オリンピックの歴史を振り返ってみれば、戦争で中止になった例はある。第一次大戦で1916年のベルリン大会、第二次大戦で1940年の東京大会、1944年のロンドン大会が中止になっている。

 米ソ冷戦下の1980年のモスクワ大会は、前年にソ連がアフガニスタンに侵攻したために日米など西側諸国がボイコットした。JOCの山下会長も、日本代表として柔道の試合に出ることが叶わなかった。

 ワクチンや特効薬が今すぐにでも開発されれば、来年の開催は可能かもしれないが、ワクチンの開発には通常1年半はかかる。SARSやMERSは、ワクチンの開発に失敗している。

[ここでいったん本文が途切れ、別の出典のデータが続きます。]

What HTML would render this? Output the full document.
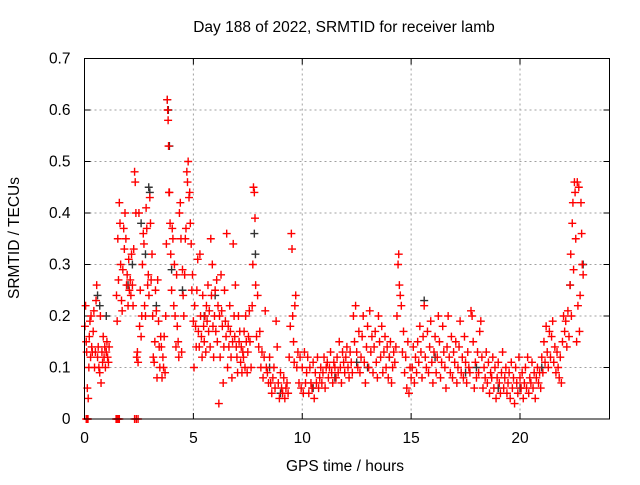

 先日、私も参加して、世界の感染症や危機管理の専門家が、イギリス、中国、ベルギー、ロンドン、ジュネーブ(WHO)、東京をZoomで結んで国際会議を行ったが、治療薬開発に携わっている研究者たちは、当面は既存の薬を使うしかないこと、しかも患者によって薬効はまちまちであることを指摘した。

 さらに、新型コロナウイルスの感染が終息する時期については、年を越すだろうというのが多くの研究者の意見であり、今後、アフリカや中南米に感染が拡大することを予測すれば、来年の東京五輪開催は容易ではない。

 何よりも、世界経済が疲弊してしまっている。10万円の現金支給でもめている国に、五輪開催の余裕があるのだろうか。